At the 2021 Alzheimer’s Association International Conference (AAIC), Dr. Saxena raised awareness of the challenge of cognitive assessment in primary care settings and how it was further complicated by the pandemic, leading to delayed diagnosis and care of cognitive impairment in older adults.

Missed diagnoses

A study of in-person cognitive assessment of older adults in primary care at Cleveland Clinic revealed that approximately 7,000 Mini-Cog assessments were performed from January 2019 to November 2020. Ninety-five percent were normal (n = 6,739) and 5% were abnormal (n = 387).

During the COVID-19 shutdown in April 2020, no Mini-Cog assessments were performed. In May 2020, only nine were performed.

“Every month we report abnormal Mini-Cog results, which could lead to diagnosing cognitive impairment,” says Dr. Saxena. “Clearly, during the shutdown we were missing some.”

Volumes have surged since the shutdown. One year later, in April 2021, 670 tests were performed and 46 were abnormal.

“But these numbers only reflect about 40% of Cleveland Clinic primary care patients eligible for Mini-Cog testing,” notes Dr. Saxena. “Our goal is to reach at least 80% of eligible patients — somewhere between 1,600 and 1,800 patients per month. Potentially 100-200 people per month could be diagnosed with cognitive impairment or dementia with further workup.”

Options for virtual testing

Some tools do exist for assessing cognition virtually. For example, the Telephone Interview for Cognitive Status (TICS) and Montreal Cognitive Assessment (MoCA) 5-minute protocol can be performed by telephone. However, these tools require more practice and training, making them unsuitable for systemwide use, says Dr. Saxena. Quick and simple tools are more preferable for widespread adoption by primary care practices.

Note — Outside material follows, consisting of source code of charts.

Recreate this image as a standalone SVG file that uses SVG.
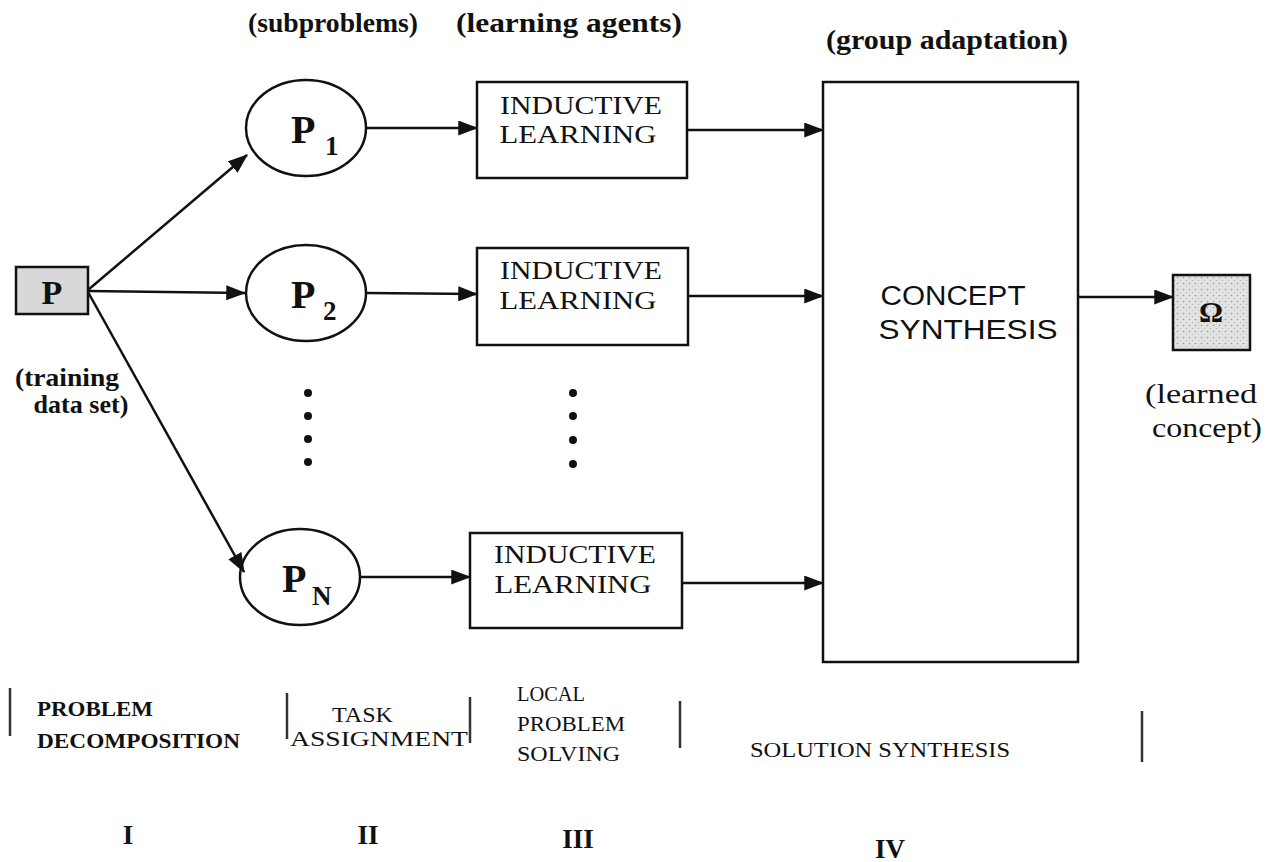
<svg xmlns="http://www.w3.org/2000/svg" width="1269" height="862" viewBox="0 0 1269 862">
<defs>
<marker id="ah" markerWidth="8" markerHeight="6" refX="7.5" refY="3" orient="auto" markerUnits="strokeWidth">
<path d="M0,0 L8,3 L0,6 Z" fill="#111"/>
</marker>
<pattern id="dots" width="6" height="6" patternUnits="userSpaceOnUse">
<rect width="6" height="6" fill="#e2e2e2"/>
<circle cx="1.5" cy="1.5" r="0.8" fill="#999"/>
<circle cx="4.5" cy="4.5" r="0.6" fill="#aaa"/>
</pattern>
</defs>
<style>
.serif{font-family:"Liberation Serif","DejaVu Serif",serif;fill:#111}
.sans{font-family:"Liberation Sans","DejaVu Sans",sans-serif;fill:#111}
.node{fill:#fff;stroke:#111;stroke-width:2.5}
.conn line{stroke:#111;stroke-width:2.5;marker-end:url(#ah)}
.bar{stroke:#333;stroke-width:2.5}
.lbl{font-size:28px}
.box{font-size:25px}
.pl{font-size:40px;font-weight:bold}
.sub{font-size:27px;font-weight:bold}
.ph{font-size:22px}
.rn{font-size:27px;font-weight:bold}
.dot{fill:#111}
</style>
<rect width="1269" height="862" fill="#fff"/>

<text class="serif lbl" x="333" y="32" text-anchor="middle" font-weight="bold" textLength="170" lengthAdjust="spacingAndGlyphs">(subproblems)</text>
<text class="serif lbl" x="569" y="32" text-anchor="middle" font-weight="bold" textLength="226" lengthAdjust="spacingAndGlyphs">(learning agents)</text>
<text class="serif lbl" x="947" y="49" text-anchor="middle" font-weight="bold" textLength="242" lengthAdjust="spacingAndGlyphs">(group adaptation)</text>

<g id="nodeP">
<rect x="16" y="267" width="72" height="47" fill="#d8d8d8" stroke="#111" stroke-width="2.5"/>
<text class="serif" x="52" y="304" text-anchor="middle" font-size="34" font-weight="bold">P</text>
<text class="serif" x="67" y="386" text-anchor="middle" font-size="26" font-weight="bold" fill="#444" textLength="104" lengthAdjust="spacingAndGlyphs">(training</text>
<text class="serif" x="81" y="413" text-anchor="middle" font-size="26" font-weight="bold" fill="#444" textLength="95" lengthAdjust="spacingAndGlyphs">data set)</text>
</g>

<g id="nodeP1">
<ellipse class="node" cx="306" cy="128" rx="60" ry="48"/>
<text class="serif pl" x="291" y="143">P</text>
<text class="serif sub" x="325" y="155">1</text>
</g>
<g id="nodeP2">
<ellipse class="node" cx="306" cy="293" rx="60" ry="48"/>
<text class="serif pl" x="291" y="308">P</text>
<text class="serif sub" x="323" y="320">2</text>
</g>
<g id="nodePN">
<ellipse class="node" cx="300" cy="577" rx="60" ry="48"/>
<text class="serif pl" x="282" y="592">P</text>
<text class="serif sub" x="312" y="605">N</text>
</g>

<g id="dots1">
<circle class="dot" cx="308" cy="393" r="4"/>
<circle class="dot" cx="308" cy="416" r="4"/>
<circle class="dot" cx="308" cy="439" r="4"/>
<circle class="dot" cx="308" cy="462" r="4"/>
</g>
<g id="dots2">
<circle class="dot" cx="573" cy="393" r="4"/>
<circle class="dot" cx="573" cy="416" r="4"/>
<circle class="dot" cx="573" cy="440" r="4"/>
<circle class="dot" cx="573" cy="464" r="4"/>
</g>

<g id="learn1">
<rect class="node" x="477" y="82" width="210" height="96"/>
<text class="serif box" x="581" y="114" text-anchor="middle" textLength="162" lengthAdjust="spacingAndGlyphs">INDUCTIVE</text>
<text class="serif box" x="578" y="143" text-anchor="middle" textLength="157" lengthAdjust="spacingAndGlyphs">LEARNING</text>
</g>
<g id="learn2">
<rect class="node" x="477" y="248" width="211" height="97"/>
<text class="serif box" x="581" y="279" text-anchor="middle" textLength="162" lengthAdjust="spacingAndGlyphs">INDUCTIVE</text>
<text class="serif box" x="578" y="309" text-anchor="middle" textLength="157" lengthAdjust="spacingAndGlyphs">LEARNING</text>
</g>
<g id="learn3">
<rect class="node" x="470" y="533" width="212" height="95"/>
<text class="serif box" x="575" y="563" text-anchor="middle" textLength="162" lengthAdjust="spacingAndGlyphs">INDUCTIVE</text>
<text class="serif box" x="573" y="593" text-anchor="middle" textLength="157" lengthAdjust="spacingAndGlyphs">LEARNING</text>
</g>

<g id="concept">
<rect class="node" x="823" y="82" width="255" height="580"/>
<text class="sans" x="953" y="305" text-anchor="middle" font-size="27" textLength="145" lengthAdjust="spacingAndGlyphs">CONCEPT</text>
<text class="sans" x="968" y="339" text-anchor="middle" font-size="27" textLength="179" lengthAdjust="spacingAndGlyphs">SYNTHESIS</text>
</g>

<g id="omega">
<rect x="1173" y="275" width="77" height="75" fill="url(#dots)" stroke="#111" stroke-width="2.5"/>
<text class="serif" x="1211" y="322" text-anchor="middle" font-size="30" font-weight="bold">Ω</text>
<text class="serif" x="1201" y="403" text-anchor="middle" font-size="28" textLength="112" lengthAdjust="spacingAndGlyphs">(learned</text>
<text class="serif" x="1207" y="437" text-anchor="middle" font-size="28" textLength="110" lengthAdjust="spacingAndGlyphs">concept)</text>
</g>

<g class="conn" id="connectors">
<line x1="88" y1="290" x2="247" y2="155"/>
<line x1="88" y1="291" x2="245" y2="293"/>
<line x1="88" y1="292" x2="244" y2="572"/>
<line x1="366" y1="128" x2="477" y2="128"/>
<line x1="366" y1="293" x2="477" y2="294"/>
<line x1="360" y1="577" x2="470" y2="577"/>
<line x1="687" y1="130" x2="823" y2="130"/>
<line x1="688" y1="296" x2="823" y2="296"/>
<line x1="682" y1="583" x2="823" y2="583"/>
<line x1="1078" y1="297" x2="1173" y2="297"/>
</g>

<g id="phases">
<line class="bar" x1="10" y1="688" x2="10" y2="736" stroke="#888"/>
<line class="bar" x1="287" y1="693" x2="287" y2="739"/>
<line class="bar" x1="470" y1="697" x2="470" y2="743"/>
<line class="bar" x1="680" y1="701" x2="680" y2="748"/>
<line class="bar" x1="1142" y1="711" x2="1142" y2="762"/>
<text class="serif ph" x="37" y="716" font-weight="bold" fill="#555" textLength="116" lengthAdjust="spacingAndGlyphs">PROBLEM</text>
<text class="serif ph" x="37" y="748" font-weight="bold" fill="#555" textLength="203" lengthAdjust="spacingAndGlyphs">DECOMPOSITION</text>
<text class="serif ph" x="332" y="722" textLength="61" lengthAdjust="spacingAndGlyphs">TASK</text>
<text class="serif ph" x="290" y="746" textLength="178" lengthAdjust="spacingAndGlyphs">ASSIGNMENT</text>
<text class="serif ph" x="517" y="701" textLength="68" lengthAdjust="spacingAndGlyphs">LOCAL</text>
<text class="serif ph" x="517" y="731" textLength="108" lengthAdjust="spacingAndGlyphs">PROBLEM</text>
<text class="serif ph" x="517" y="761" textLength="103" lengthAdjust="spacingAndGlyphs">SOLVING</text>
<text class="serif ph" x="750" y="757" textLength="260" lengthAdjust="spacingAndGlyphs">SOLUTION SYNTHESIS</text>
<text class="serif rn" x="128" y="844" text-anchor="middle">I</text>
<text class="serif rn" x="368" y="844" text-anchor="middle">II</text>
<text class="serif rn" x="578" y="848" text-anchor="middle">III</text>
<text class="serif rn" x="890" y="858" text-anchor="middle">IV</text>
</g>
</svg>
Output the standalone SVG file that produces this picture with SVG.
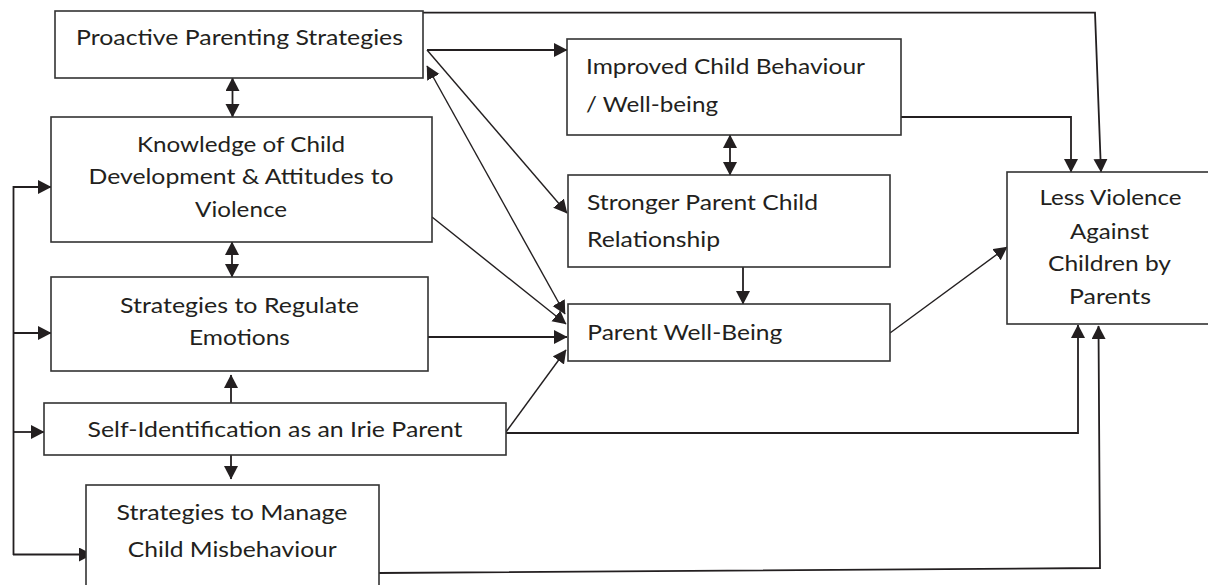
<svg xmlns="http://www.w3.org/2000/svg" width="1208" height="585" viewBox="0 0 1208 585">
  <defs>
    <marker id="head" markerUnits="userSpaceOnUse" markerWidth="14" markerHeight="15" refX="13" refY="7" orient="auto-start-reverse" viewBox="0 0 14 15">
      <path d="M0,0 L13.5,7 L0,14 z" fill="#231f20"/>
    </marker>
  </defs>
  <style>
    .box { fill: #ffffff; stroke: #333333; stroke-width: 1.6; }
    .lbl { font-family: Lato, "Open Sans", "Liberation Sans", sans-serif; font-size: 21px; fill: #231f20; }
    .mid { text-anchor: middle; }
    .wire { fill: none; stroke: #231f20; stroke-width: 1.8; }
    .thin { fill: none; stroke: #231f20; stroke-width: 1.4; }
    .to { marker-end: url(#head); }
    .both { marker-start: url(#head); marker-end: url(#head); }
  </style>
  <rect width="1208" height="585" fill="#ffffff"/>

  <!-- connectors -->
  <g id="connectors">
    <!-- feedback bus on the left -->
    <path class="wire" d="M13.5,186 V555"/>
    <path class="wire to" d="M13,187 H51"/>
    <path class="wire to" d="M13,333 H51"/>
    <path class="wire to" d="M13,432 H44"/>
    <path class="wire to" d="M13,554.5 H92"/>

    <!-- vertical links in the left column -->
    <path class="wire both" d="M232.5,78 V117"/>
    <path class="wire both" d="M232,242 V277"/>
    <path class="wire to" d="M231,403 V375"/>
    <path class="wire to" d="M231,455 V479"/>

    <!-- proactive strategies outputs -->
    <path class="wire to" d="M423,12.7 H1095 L1101,172"/>
    <path class="wire to" d="M427,50 H567"/>
    <path class="thin to" d="M427,50 L567,213"/>
    <path class="thin both" d="M427,66 L565,314"/>

    <!-- inputs to parent well-being -->
    <path class="thin to" d="M432,217 L566,324"/>
    <path class="wire to" d="M426,337 H567"/>
    <path class="thin to" d="M506,432 L566,350"/>

    <!-- middle column -->
    <path class="wire both" d="M730,135 V175"/>
    <path class="wire to" d="M743,267 V304"/>

    <!-- outcomes -->
    <path class="wire to" d="M901,117 H1071 V172"/>
    <path class="thin to" d="M890,333 L1007,247"/>
    <path class="wire to" d="M506,433 H1078 V325"/>
    <path class="wire to" d="M379,573 L1100,568 L1098.5,326"/>
  </g>

  <!-- nodes -->
  <g id="proactive">
    <rect class="box" x="55" y="11" width="368" height="67"/>
    <text class="lbl mid" x="239.5" y="45" textLength="327" lengthAdjust="spacingAndGlyphs">Proactive Parenting Strategies</text>
  </g>

  <g id="knowledge">
    <rect class="box" x="51" y="117" width="381" height="125"/>
    <text class="lbl mid" x="241" y="151.7" textLength="208" lengthAdjust="spacingAndGlyphs">Knowledge of Child</text>
    <text class="lbl mid" x="241" y="184" textLength="305" lengthAdjust="spacingAndGlyphs">Development &amp; Attitudes to</text>
    <text class="lbl mid" x="241" y="216.7" textLength="92" lengthAdjust="spacingAndGlyphs">Violence</text>
  </g>

  <g id="regulate">
    <rect class="box" x="51" y="277" width="377" height="94"/>
    <text class="lbl mid" x="239.5" y="313" textLength="239" lengthAdjust="spacingAndGlyphs">Strategies to Regulate</text>
    <text class="lbl mid" x="239.5" y="345" textLength="101" lengthAdjust="spacingAndGlyphs">Emotions</text>
  </g>

  <g id="self-identification">
    <rect class="box" x="44" y="403" width="462" height="52"/>
    <text class="lbl mid" x="275" y="437" textLength="375" lengthAdjust="spacingAndGlyphs">Self-Identification as an Irie Parent</text>
  </g>

  <g id="manage">
    <rect class="box" x="86" y="485" width="293" height="120"/>
    <text class="lbl mid" x="232" y="520" textLength="231" lengthAdjust="spacingAndGlyphs">Strategies to Manage</text>
    <text class="lbl mid" x="232.3" y="557" textLength="209" lengthAdjust="spacingAndGlyphs">Child Misbehaviour</text>
  </g>

  <g id="improved">
    <rect class="box" x="567" y="39" width="334" height="96"/>
    <text class="lbl" x="586" y="74" textLength="279" lengthAdjust="spacingAndGlyphs">Improved Child Behaviour</text>
    <text class="lbl" x="586" y="112" textLength="132" lengthAdjust="spacingAndGlyphs">/ Well-being</text>
  </g>

  <g id="stronger">
    <rect class="box" x="568" y="175" width="322" height="92"/>
    <text class="lbl" x="587" y="210" textLength="231" lengthAdjust="spacingAndGlyphs">Stronger Parent Child</text>
    <text class="lbl" x="587" y="247" textLength="133" lengthAdjust="spacingAndGlyphs">Relationship</text>
  </g>

  <g id="parent-wellbeing">
    <rect class="box" x="568" y="304" width="322" height="57"/>
    <text class="lbl" x="587.3" y="339.5" textLength="195" lengthAdjust="spacingAndGlyphs">Parent Well-Being</text>
  </g>

  <g id="less-violence">
    <rect class="box" x="1007" y="172" width="204" height="152"/>
    <text class="lbl mid" x="1110.5" y="205" textLength="142" lengthAdjust="spacingAndGlyphs">Less Violence</text>
    <text class="lbl mid" x="1109.5" y="238.5" textLength="79" lengthAdjust="spacingAndGlyphs">Against</text>
    <text class="lbl mid" x="1109.5" y="270.5" textLength="123" lengthAdjust="spacingAndGlyphs">Children by</text>
    <text class="lbl mid" x="1110" y="304" textLength="82" lengthAdjust="spacingAndGlyphs">Parents</text>
  </g>
</svg>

The Mini-Cog tool, while quick and simple, is not validated for use by telephone or videoconference. Even tablet computer-based tools, many of which are being developed, often require in-person instruction.

“We need to begin making these tools accessible on patients’ personal devices,” says Dr. Saxena. “How can we leverage pervasive smartphones and tablets to assess cognitive capability just by how users manipulate them and use them over a period of time? I think we will get there, but it’s a work in progress.”

As the U.S. population of older adults grows, virtual assessments will help increase screening compliance even when there isn’t a pandemic shutdown.

“We need to raise awareness of cognitive impairment and how this impacts the healthcare needs of older adults throughout all healthcare systems,” says Dr. Saxena. “The goal should be to have conversations about cognition and cognitive screening during annual wellness visits or other visit types, using assessment tools that work well with available resources and expertise in the primary care practice, and identify cognitive impairment early.”